As anti-fascists everywhere breathe a sigh of relief over Emmanuel Macron’s big victory in the French presidential election, many Americans will take away from today that the French made a different choice in the contest between a liberal centrist and right-wing populist.
That’s true as far as it goes, of course. But that comparison might not be the most apt one. What if, instead of an alternative to what was in 2016 or a forecast of what could be in 2020 in the U. S., Macron is a French remake of 2008? As Emily Schultheis noted, Macron’s campaign tactics, from a 2016 listening tour to the recruitment of thousands of grassroots enthusiasts to a massive database, were new to France. A figure with an Establishment pedigree who runs as an outsider on a platform that mixes new touches and the oldest standards involved borrowing Barack Obama’s playbook – and Macron’s strategists will tell you so.
But looking ahead to the challenges Macron faces in governing, the similarities to Obama reappear. First, the French public is profoundly alienated from government – and the urbanites that are so excited about Macron forget this at their peril. One in four French voters didn’ t show up for the second round – and though that number sounds great to Americans, it is the lowest second-round turnout in France since 1969. That’s the year Charles DeGaulle left politics, as student protests, riots and violence rocked France from one end to the other. The years that followed featured economic contraction, crippling strikes, and profound questioning and anxiety about France’s place in the world.
Of the 75 percent that did vote, more than one in ten turned in a deliberately spoiled ballot – blank, or with another name written in. That’s the highest level ever recorded in France, and twice as high as the last presidential election. That leaves just two-thirds of French citizens who bothered to vote for one candidate or the other; the fact that two-thirds of them voted for Macron stills leaves him shy of majority approval among eligible voters, though he will surely do his best to claim a national mandate in the French legislative elections next month.

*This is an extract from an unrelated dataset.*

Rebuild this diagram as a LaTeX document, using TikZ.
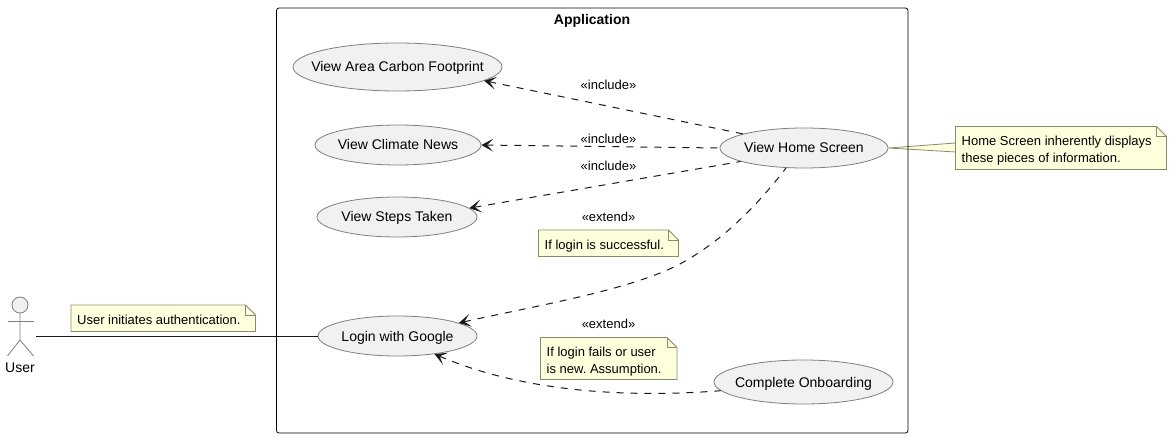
\documentclass[tikz,border=0pt]{standalone}
\usepackage{fontspec}
\setmainfont{Liberation Sans}
\usetikzlibrary{shapes.geometric,arrows.meta}
\definecolor{notefill}{HTML}{FEFFDD}
\definecolor{noteline}{HTML}{8A8A6A}
\definecolor{casefill}{HTML}{F1F1F1}
\definecolor{caseline}{HTML}{7F7F7F}
\definecolor{darkline}{HTML}{181818}
\tikzset{
    usecase/.style={ellipse, draw=caseline, fill=casefill, line width=0.8pt, inner sep=-20pt, minimum height=#1, text height=10.5pt, text depth=0.5pt, font=\fontsize{14}{16}\selectfont},
    usecase/.default=40pt,
    notebox/.style={draw=noteline, fill=notefill, line width=0.8pt, line join=miter},
    notetext/.style={anchor=west, align=left, inner sep=0pt, font=\fontsize{13}{17}\selectfont\frenchspacing},
    stereo/.style={inner sep=0pt, font=\fontsize{13}{15}\selectfont},
    dep/.style={darkline, line width=1pt, dash pattern=on 7pt off 7pt, {Stealth[length=12pt,width=13pt,inset=6.5pt]}-},
    stick/.style={draw=caseline, line width=0.8pt}
}
\begin{document}
\begin{tikzpicture}[x=1pt,y=-1pt]
\useasboundingbox (0,0) rectangle (1172,438);

% --- Use cases ---
\node[usecase=48pt, minimum width=209pt] (area) at (397.5,67) {View Area Carbon Footprint};
\node[usecase, minimum width=166pt] (news) at (398,145) {View Climate News};
\node[usecase, minimum width=160pt] (steps) at (397,217) {View Steps Taken};
\node[usecase, minimum width=159pt] (login) at (397.5,336) {Login with Google};
\node[usecase, minimum width=168pt] (home) at (804,148) {View Home Screen};
\node[usecase=44pt, minimum width=179pt] (onboard) at (803.5,382) {Complete Onboarding};

% --- Actor ---
\node[circle, stick, fill=casefill, minimum size=16pt, inner sep=0pt] (head) at (20,305) {};
\draw[stick] (head.south) -- (20,340) -- (7.5,356);
\draw[stick] (20,340) -- (33.5,356);
\draw[stick] (7.5,321) -- (33.5,321);
\node[font=\fontsize{14}{16}\selectfont, inner sep=0pt] (user) at (20,368) {User};
\coordinate (userend) at (36,336);

% Linguetta della nota
\coordinate (tipa) at (955.6,143);
\coordinate (tipb) at (955.6,152);
\draw[notebox] (home.east) -- (tipa) -- (tipb) -- cycle;

% --- Notes ---
\foreach \nm/\xa/\ya/\xb/\yb/\txt in {
    noteauth/71/305/255.5/331.5/{User initiates authentication.},
    notehome/955.5/126.5/1166.5/169.5/{Home Screen inherently displays\\these pieces of information.},
    noteok/538.5/230/678.5/256.5/{If login is successful.},
    notefail/540.5/337.5/677/379.5/{If login fails or user\\is new. Assumption.}} {
    \draw[notebox] (\xa,\ya) -- (\xb-10,\ya) -- (\xb,\ya+10) -- (\xb,\yb) -- (\xa,\yb) -- cycle;
    \draw[notebox, fill=none] (\xb-10,\ya) -- (\xb-10,\ya+10) -- (\xb,\ya+10);
    \node[notetext] (\nm) at (\xa+6,{(\ya+\yb)/2+2.7}) {\rule{0pt}{10pt}\txt\rule[-3pt]{0pt}{3pt}};
}

% --- Frame ---
\node[draw=black, line width=0.8pt, rounded corners=2.5pt, minimum width=631.5pt, minimum height=425pt, inner sep=0pt] (app) at (592.25,220.5) {};
\node[font=\bfseries\fontsize{14}{16}\selectfont, inner sep=0pt] (apptitle) at (592,20.5) {Application};

% --- Connectors ---
\draw[darkline, line width=1pt] (userend) -- (login.west);
\draw[dep] (area.351) -- (home.167);
\draw[dep] (news.east) -- (home.west);
\draw[dep] (steps.7) -- (home.192);
\draw[dep] (login.12) .. controls (540,305) and (630,290) .. (680,264) .. controls (715,245) and (750,215) .. (home.228);
\draw[dep] (login.334) .. controls (530,395) and (640,397) .. (onboard.186);

% --- Stereotypes ---
\foreach \nm/\yy/\txt in {incarea/85/include, incnews/139/include, incsteps/166/include, extok/217/extend, extfail/324/extend} {
    \node[stereo] (\nm) at (608.5,\yy) {«\txt»};
}
\end{tikzpicture}
\end{document}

Macron has pledged to run a candidate in every district in France next month. He says half will come from civil society, and half will be women. Six weeks is a very short time to build a complete electoral slate, leading to speculation that many sitting Socialist legislators will come over to his En Marche party. The Socialists currently hold a majority, and the first poll published predicted that Macron could possibly claim another big victory – or he could fall just short.

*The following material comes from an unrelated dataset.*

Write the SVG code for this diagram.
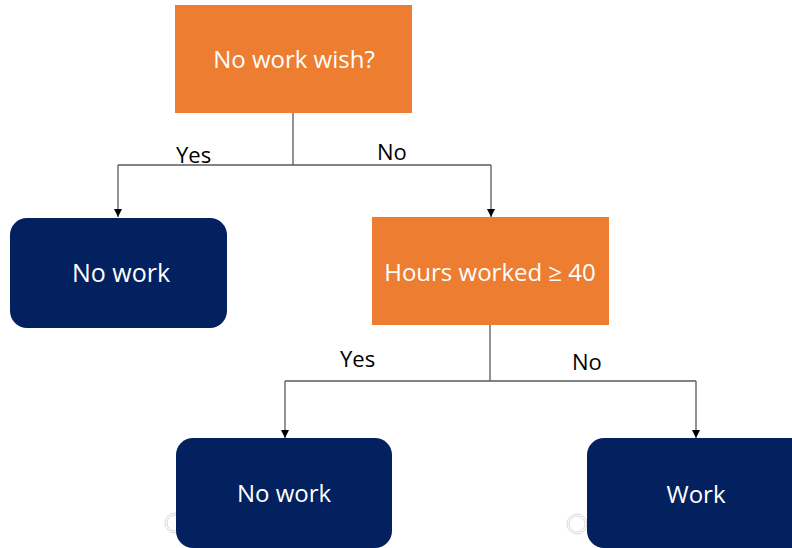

This matters enormously for two reasons. First, France’s government is a hybrid of presidential and parliamentary. The president must appoint a premier of whom the legislature approves. So a president who lacks a parliamentary majority is presented with an ideological opponent as his key implementer. Second, Foreign Policy ’s Emily Tamkin warns that French political parties have not been accustomed to compromise and coalition-building across ideological lines. Macron, who has never held elective office, will have to ride herd over – at best – a majority mixing longtime politicians who have been successful on their own terms, and new civic activists who have entered politics with entirely different motives, power bases, and expectations.
In this respect, his situation may be more like Donald Trump’s than Obama’s. It may be a bit extreme to suggest that such a coalition will be as fraught, and as unproductive, as the coalition of mainstream GOP, Freedom Caucus, and Trumpistas that are currently ruling the roost in Washington. But the potential parallels ought to make Macron fans sober up fast Monday morning.

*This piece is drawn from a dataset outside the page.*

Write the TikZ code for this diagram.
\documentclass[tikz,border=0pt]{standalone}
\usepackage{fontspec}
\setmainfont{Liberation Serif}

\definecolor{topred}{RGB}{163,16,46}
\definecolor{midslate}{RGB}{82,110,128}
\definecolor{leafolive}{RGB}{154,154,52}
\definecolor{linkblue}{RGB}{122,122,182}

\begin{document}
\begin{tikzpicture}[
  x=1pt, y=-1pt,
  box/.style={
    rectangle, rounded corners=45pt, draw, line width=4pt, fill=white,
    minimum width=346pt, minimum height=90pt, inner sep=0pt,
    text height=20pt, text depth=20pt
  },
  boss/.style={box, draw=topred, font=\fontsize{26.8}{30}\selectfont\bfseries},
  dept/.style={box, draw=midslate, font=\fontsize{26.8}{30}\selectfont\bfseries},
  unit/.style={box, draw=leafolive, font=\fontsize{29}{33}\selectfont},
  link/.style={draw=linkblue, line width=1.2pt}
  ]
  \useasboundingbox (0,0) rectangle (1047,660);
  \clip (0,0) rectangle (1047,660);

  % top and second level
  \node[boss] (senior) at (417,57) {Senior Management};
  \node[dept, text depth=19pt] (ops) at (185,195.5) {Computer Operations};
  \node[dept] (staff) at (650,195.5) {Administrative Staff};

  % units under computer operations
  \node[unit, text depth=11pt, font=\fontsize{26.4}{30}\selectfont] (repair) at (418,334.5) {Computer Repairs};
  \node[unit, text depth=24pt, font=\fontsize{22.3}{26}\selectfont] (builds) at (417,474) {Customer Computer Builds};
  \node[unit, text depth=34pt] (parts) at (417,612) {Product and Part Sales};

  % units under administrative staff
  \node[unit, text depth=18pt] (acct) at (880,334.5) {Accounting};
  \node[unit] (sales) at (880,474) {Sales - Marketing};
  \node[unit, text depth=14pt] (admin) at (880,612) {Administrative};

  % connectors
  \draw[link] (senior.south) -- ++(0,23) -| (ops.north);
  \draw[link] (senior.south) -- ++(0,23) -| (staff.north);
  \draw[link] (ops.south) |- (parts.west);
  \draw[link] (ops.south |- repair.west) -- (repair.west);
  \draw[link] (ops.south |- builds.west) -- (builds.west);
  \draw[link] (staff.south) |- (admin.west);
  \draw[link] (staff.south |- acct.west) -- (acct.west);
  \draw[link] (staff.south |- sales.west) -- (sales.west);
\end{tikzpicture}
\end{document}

Regardless, the Front National is not going away, and neither are the issues that fueled its rise. While Macron and his lieutenants must try to define and build their political party even as they set the agenda for governing France, Marine Le Pen’s party has its platform, its legislative candidates, its infrastructure… and a steady trend of rising votes at every level in France. At 10 percent, unemployment is twice as high as in Germany, the Netherlands, or the U. K. Seething racial resentments and terror networks nurtured in French prisons defy easy solutions. And LePen’s Gaullist nostalgia hit home in France’s smaller towns and cities, left behind as globalization spurred growth only in major centers.
Americans wrote their French friends lots of open letters in recent weeks, imploring them not to “make the same mistakes we did.” Perhaps Americans ought to write one more, thinking of 2009: don’ t assume, because the candidate of wide smiles and new ideas has triumphed, that old fears and resentments – and older power structures – are gone for good.